British Prime Minister Theresa May has announced she will step down as the leader of the United Kingdom if her Brexit deal finally secures a majority in Parliament, allowing a successor to take the lead on future negotiations with the European Union.
"I am prepared to leave this job earlier than I intended in order to do what is right for our party and country," she said at a meeting of a powerful lobby of Conservative lawmakers known as the "1922 Committee," according to media reports.
One attendee of the meeting, Conservative lawmaker James Cartlidge, told BBC News that May was not prepared to stay on and negotiate the U.K.'s future relationship with Europe.
"My recollection is that she said she would not remain in the post for the next phase of negotiations, the implication being that once the Withdrawal Agreement has passed, she would make way for someone else."

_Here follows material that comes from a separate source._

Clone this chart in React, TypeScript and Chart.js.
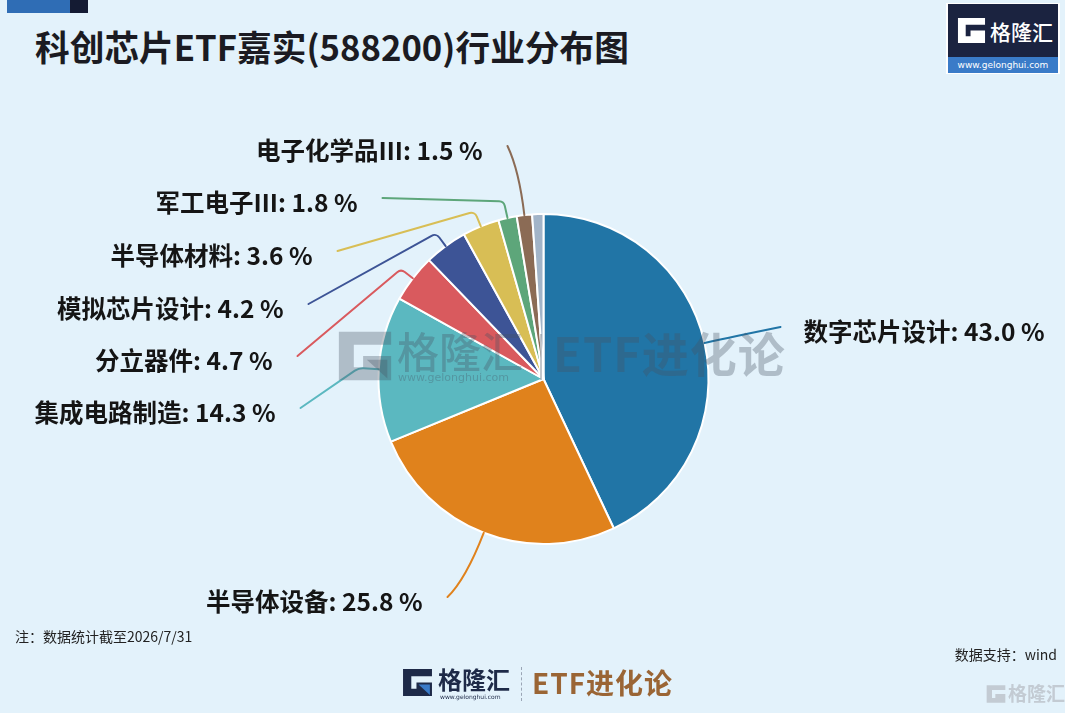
import React, { useEffect, useRef } from "react";
import { Chart, registerables } from "chart.js";

Chart.register(...registerables);

// ---- data ----
const CATEGORIES = [
  "数字芯片设计",
  "半导体设备",
  "集成电路制造",
  "分立器件",
  "模拟芯片设计",
  "半导体材料",
  "军工电子Ⅲ",
  "电子化学品Ⅲ",
  "其他",
];
const WEIGHTS = [43.0, 25.8, 14.3, 4.7, 4.2, 3.6, 1.8, 1.5, 1.1];
const SHOW_LABEL = [true, true, true, true, true, true, true, true, false];

// ---- styles ----
const COLORS = [
  "#2175A6",
  "#E0821C",
  "#5BB8C0",
  "#D95A5E",
  "#3D5496",
  "#D8BE55",
  "#5DA67A",
  "#8B6B55",
  "#A2B4C8",
];

// ---- label layout (offsets from pie centre, px) ----
const LABEL_DX = [260, -121, -268, -271, -260, -231, -186, -61, 0];
const LABEL_DY = [-47, 223, 34, -18, -70, -123, -176, -228, 0];
const ELBOW = [30, 50, 20, 15, 16, 16, 17, 45, 0];
const CORNER = [0, 0, 14, 6, 6, 6, 6, 0, 0];
const SMOOTH = [true, true, false, false, false, false, false, true, false];

const FONT_CJK = '"Noto Sans CJK SC", "Noto Sans", sans-serif';

const leaderPlugin = {
  id: "leaders",
  afterDatasetsDraw(chart: any) {
    const ctx = chart.ctx as CanvasRenderingContext2D;
    const meta = chart.getDatasetMeta(0);
    meta.data.forEach((arc: any, i: number) => {
      if (!SHOW_LABEL[i]) return;
      const { x, y, startAngle, endAngle, outerRadius } = arc.getProps(
        ["x", "y", "startAngle", "endAngle", "outerRadius"],
        true
      );
      const mid = (startAngle + endAngle) / 2;
      const ux = Math.cos(mid);
      const uy = Math.sin(mid);
      const sx = x + ux * outerRadius;
      const sy = y + uy * outerRadius;
      const ex = x + ux * (outerRadius + ELBOW[i]);
      const ey = y + uy * (outerRadius + ELBOW[i]);
      const right = LABEL_DX[i] > 0;
      const tx = x + LABEL_DX[i];
      const ty = y + LABEL_DY[i];
      const lx = right ? tx - 23 : tx + 25;
      const ly = ty - 5;

      ctx.save();
      ctx.strokeStyle = COLORS[i];
      ctx.lineWidth = 2;
      ctx.lineCap = "round";
      ctx.beginPath();
      ctx.moveTo(sx, sy);
      if (SMOOTH[i]) {
        ctx.quadraticCurveTo(ex, ey, lx, ly);
      } else {
        const v1x = sx - ex, v1y = sy - ey, v2x = lx - ex, v2y = ly - ey;
        const l1 = Math.hypot(v1x, v1y), l2 = Math.hypot(v2x, v2y);
        let r = CORNER[i];
        const cosT = (v1x * v2x + v1y * v2y) / (l1 * l2 || 1);
        const theta = Math.acos(Math.max(-1, Math.min(1, cosT)));
        const tanHalf = Math.tan(theta / 2);
        if (tanHalf > 0 && isFinite(tanHalf)) {
          const t = r / tanHalf;
          const lim = Math.min(l1, l2) * 0.95;
          if (t > lim) r = lim * tanHalf;
        }
        ctx.arcTo(ex, ey, lx, ly, r);
        ctx.lineTo(lx, ly);
      }
      ctx.stroke();

      ctx.font = `bold 24.5px ${FONT_CJK}`;
      ctx.fillStyle = "#151515";
      ctx.textAlign = right ? "left" : "right";
      ctx.textBaseline = "middle";
      ctx.fillText(`${CATEGORIES[i]}: ${WEIGHTS[i].toFixed(1)} %`, tx, ty);
      ctx.restore();
    });
  },
};

function GIcon({ size, dark, accent }: { size: number; dark: string; accent: string }) {
  return (
    <svg width={size} height={size} viewBox="0 0 30 30" style={{ display: "block" }}>
      <path d="M1 2 H29 V9 H9 V21 H14 V15 H29 V28 H1 Z" fill={dark} />
      <path d="M16 17 L27 17 L27 27 Z" fill={accent} />
    </svg>
  );
}

export default function App() {
  const canvasRef = useRef<HTMLCanvasElement | null>(null);

  useEffect(() => {
    if (!canvasRef.current) return;
    const chart = new Chart(canvasRef.current, {
      type: "pie",
      data: {
        labels: CATEGORIES,
        datasets: [
          {
            data: WEIGHTS,
            backgroundColor: COLORS,
            borderColor: "#ffffff",
            borderWidth: 2,
          },
        ],
      },
      options: {
        animation: false,
        responsive: true,
        maintainAspectRatio: false,
        layout: { padding: { top: 213, bottom: 168, left: 377, right: 355 } },
        plugins: { legend: { display: false }, tooltip: { enabled: false } },
      },
      plugins: [leaderPlugin],
    });
    return () => chart.destroy();
  }, []);

  const wm = "rgba(70,82,98,0.33)";

  return (
    <div
      style={{
        position: "absolute",
        left: 0,
        top: 0,
        width: 1065,
        height: 713,
        background: "#E3F2FB",
        overflow: "hidden",
        fontFamily: FONT_CJK,
      }}
    >
      {/* top-left decoration */}
      <div style={{ position: "absolute", left: 7, top: 0, width: 63, height: 13, background: "#2F6DB5" }} />
      <div style={{ position: "absolute", left: 70, top: 0, width: 18, height: 13, background: "#141B33" }} />

      {/* title */}
      <div
        style={{
          position: "absolute",
          left: 35,
          top: 23,
          fontSize: 34.7,
          fontWeight: 700,
          color: "#1b1b22",
          whiteSpace: "nowrap",
          lineHeight: "46px",
        }}
      >
        科创芯片ETF嘉实(588200)行业分布图
      </div>

      {/* top-right logo */}
      <div
        style={{
          position: "absolute",
          left: 946,
          top: 3,
          width: 114,
          height: 71,
          background: "#ffffff",
        }}
      >
        <div style={{ position: "absolute", left: 2, top: 1, width: 110, height: 53, background: "#1B2340" }}>
          <div style={{ position: "absolute", left: 9, top: 12 }}>
            <GIcon size={29} dark="#ffffff" accent="#ffffff" />
          </div>
          <div
            style={{
              position: "absolute",
              left: 42,
              top: 13,
              color: "#ffffff",
              fontSize: 21,
              fontWeight: 500,
              lineHeight: "28px",
              whiteSpace: "nowrap",
            }}
          >
            格隆汇
          </div>
        </div>
        <div
          style={{
            position: "absolute",
            left: 2,
            top: 54,
            width: 110,
            height: 16,
            background: "#3A7BC8",
            color: "#ffffff",
            fontSize: 9,
            lineHeight: "16px",
            textAlign: "center",
            fontFamily: '"DejaVu Sans", sans-serif',
          }}
        >
          www.gelonghui.com
        </div>
      </div>

      {/* chart */}
      <div style={{ position: "absolute", left: 0, top: 0, width: 1065, height: 713 }}>
        <canvas ref={canvasRef} />
      </div>

      {/* watermark over pie */}
      <div style={{ position: "absolute", left: 337, top: 328, pointerEvents: "none" }}>
        <GIcon size={56} dark={wm} accent={wm} />
      </div>
      <div
        style={{
          position: "absolute",
          left: 397,
          top: 324,
          fontSize: 42,
          fontWeight: 500,
          color: wm,
          lineHeight: "52px",
          whiteSpace: "nowrap",
          pointerEvents: "none",
        }}
      >
        格隆汇
      </div>
      <div
        style={{
          position: "absolute",
          left: 398,
          top: 371,
          fontSize: 11,
          color: wm,
          lineHeight: "14px",
          fontFamily: '"DejaVu Sans", sans-serif',
          pointerEvents: "none",
        }}
      >
        www.gelonghui.com
      </div>
      <div style={{ position: "absolute", left: 540, top: 334, width: 2, height: 46, background: wm }} />
      <div
        style={{
          position: "absolute",
          left: 553,
          top: 322,
          fontSize: 47,
          fontWeight: 700,
          color: wm,
          lineHeight: "60px",
          whiteSpace: "nowrap",
          letterSpacing: 1,
          pointerEvents: "none",
        }}
      >
        ETF进化论
      </div>

      {/* footer notes */}
      <div style={{ position: "absolute", left: 15, top: 626, fontSize: 14, color: "#222", lineHeight: "20px", whiteSpace: "nowrap" }}>
        注：数据统计截至2026/7/31
      </div>
      <div
        style={{
          position: "absolute",
          right: 8,
          top: 644,
          fontSize: 14,
          color: "#222",
          lineHeight: "20px",
          whiteSpace: "nowrap",
        }}
      >
        数据支持：wind
      </div>

      {/* bottom centre brand */}
      <div style={{ position: "absolute", left: 402, top: 667 }}>
        <GIcon size={31} dark="#1E2A48" accent="#3A7BC8" />
      </div>
      <div
        style={{
          position: "absolute",
          left: 438,
          top: 664,
          fontSize: 24,
          fontWeight: 700,
          color: "#1E2A48",
          lineHeight: "30px",
          whiteSpace: "nowrap",
        }}
      >
        格隆汇
      </div>
      <div
        style={{
          position: "absolute",
          left: 440,
          top: 693,
          fontSize: 6,
          color: "#1E2A48",
          lineHeight: "8px",
          fontFamily: '"DejaVu Sans", sans-serif',
          whiteSpace: "nowrap",
        }}
      >
        www.gelonghui.com
      </div>
      <div style={{ position: "absolute", left: 521, top: 667, width: 0, height: 34, borderLeft: "1px dashed #9aa5b5" }} />
      <div
        style={{
          position: "absolute",
          left: 532,
          top: 664,
          fontSize: 28,
          fontWeight: 700,
          color: "#9A6535",
          lineHeight: "36px",
          whiteSpace: "nowrap",
          letterSpacing: 1,
        }}
      >
        ETF进化论
      </div>

      {/* bottom-right faint brand */}
      <div style={{ position: "absolute", left: 986, top: 684 }}>
        <GIcon size={20} dark="#C3CBD3" accent="#C3CBD3" />
      </div>
      <div
        style={{
          position: "absolute",
          left: 1008,
          top: 680,
          fontSize: 19,
          fontWeight: 700,
          color: "#C3CBD3",
          lineHeight: "26px",
          whiteSpace: "nowrap",
        }}
      >
        格隆汇
      </div>
    </div>
  );
}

British lawmakers have twice already refused to sign off on May's Brexit "Withdrawal Deal" and the first rejection marked the biggest U.K. Parliament defeat in modern political history. It's expected she will attempt to bring a third vote to Parliament in the coming days.
May's timetabled departure is seen as key for securing a switch in votes from the right-wing euroskeptic element in her party who want a different leader to take the reins for the next stage of negotiations with Europe.
Heavy jostling between Brexit-supporting Conservative lawmakers to become Britain's next prime minister is now predicted.
The leadership battle comes at a time of massive political uncertainty for the U.K., as Westminster continues to wrestle with the result of the June 2016 Brexit referendum which saw the British public vote to leave the European union.